I was surprised and delighted to find that finally, finally a magazine is approaching sexual (post-)dating Millennial culture with an unprecedented level of nuance and a total lack of judgment. Reporter Alex Morris concedes that my generation isn’t any one thing; we are many things, in fact — an unprecedented number of things, with an astounding number of emotional and sexual options available to us. Even more refreshing is that the second and last installment of this piece, not yet published, will focus on queer Millennials, a routinely ignored demographic.

Morris profiles several couples and individuals, all of whom lead love lives that are varying degrees of conventional: from polyamory to monogomy to promiscuity to fascinating combinations of the three. What is scandalous to me, the reader, isn’t that Ryan and Leah are comfortably in an open relationship, or that Kristina, a junior at Syracuse, considers herself a “sexual vulture.” It's that Morris allows for so many perspectives and modes of living, none of which need to be lumped into an overarching narrative about where America's sexual culture is headed.

Despite how many people talk about Millennials and sex, the numbers show that we are having less sex than previous generations. What does this mean? We’re still figuring it out, Morris concedes. What is certain about the current sexual climate, at least for Millennials, is that it's more complicated than ever before. Elizabeth Armstrong, a sociologist at the University of Michigan who studies sexuality, spent a year conducting research in a freshman dorm. Armstrong is (admirably) very hesitant to paint the Millennial generation in any one way:

“As much as I want to try to dispel the fiction that there is this relentless move toward promiscuity, that every single generation is more promiscuous than the last, which just isn't true, I also think that the cultural change – in terms of how people connect, the meanings of these connections, the gendered aspects of the connection, how these connections fit into the rest of their lives – is still changing really fast. It looks like [young people] may be having less sex, less relationships, less commitment, but what they're doing is more casual. We still don't really have a handle on it all.”

Morris quotes a drummer named Jo, who confesses to having found porn on the Internet before even before knowing how to masturbate. “My generation is coming into their first sexual experience with more knowledge than any other generation,” he tells Morris. This is mostly good; it means we’re using more protection than any preceding generation, as the Internet spreads and democratizes sexual education. But the surge in accessible technology also has implications for our approaches and understandings of relationships. We have a dizzying number of choices regarding how we date, who we date, if we date. And sometimes, it’s terrifying.

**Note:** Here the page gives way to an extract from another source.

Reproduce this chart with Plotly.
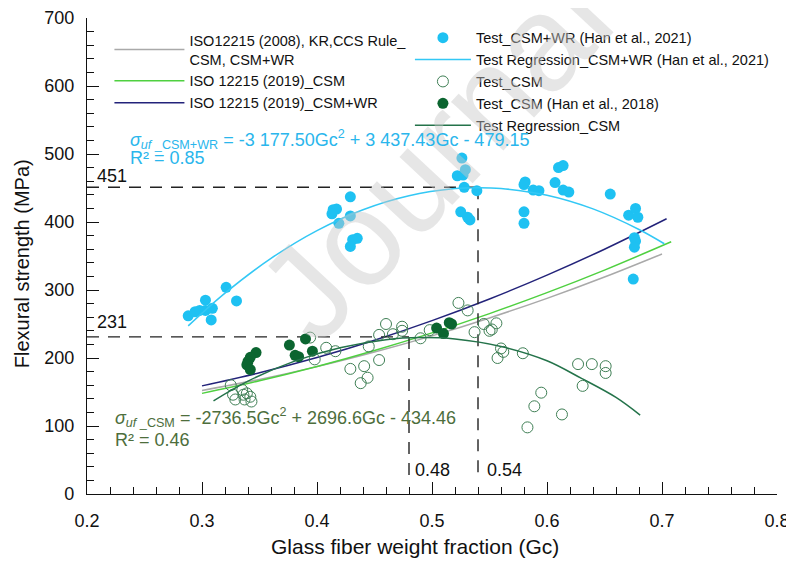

Rebecca Wiegand Coale, one of the co-founders of the website The Gaggle, thinks that all these choices are mostly empowering. She tells Rolling Stone:

“We really feel like the first step to embracing the post-dating world and having a great time and finding love within it is just accepting that basic premise that all the rules are off…There are not so much rules as hints.”

At this point in the article, I finally felt my own judgment — the lack of which I so respected in Morris — sneak up on me. While I appreciate Gaggle’s mission to “help women realize that having several ambiguous relationships could be as emotionally satisfying as having one certain one,” I wish Morris had better captured the widespread dissatisfaction that many of my men and women peers experience. While I am by no means a firm proponent of monogamy or anything, really, I do know that modern dating (if you can even call it "dating") is exhausting, often excruciating, and a classic example of the paradox of choice.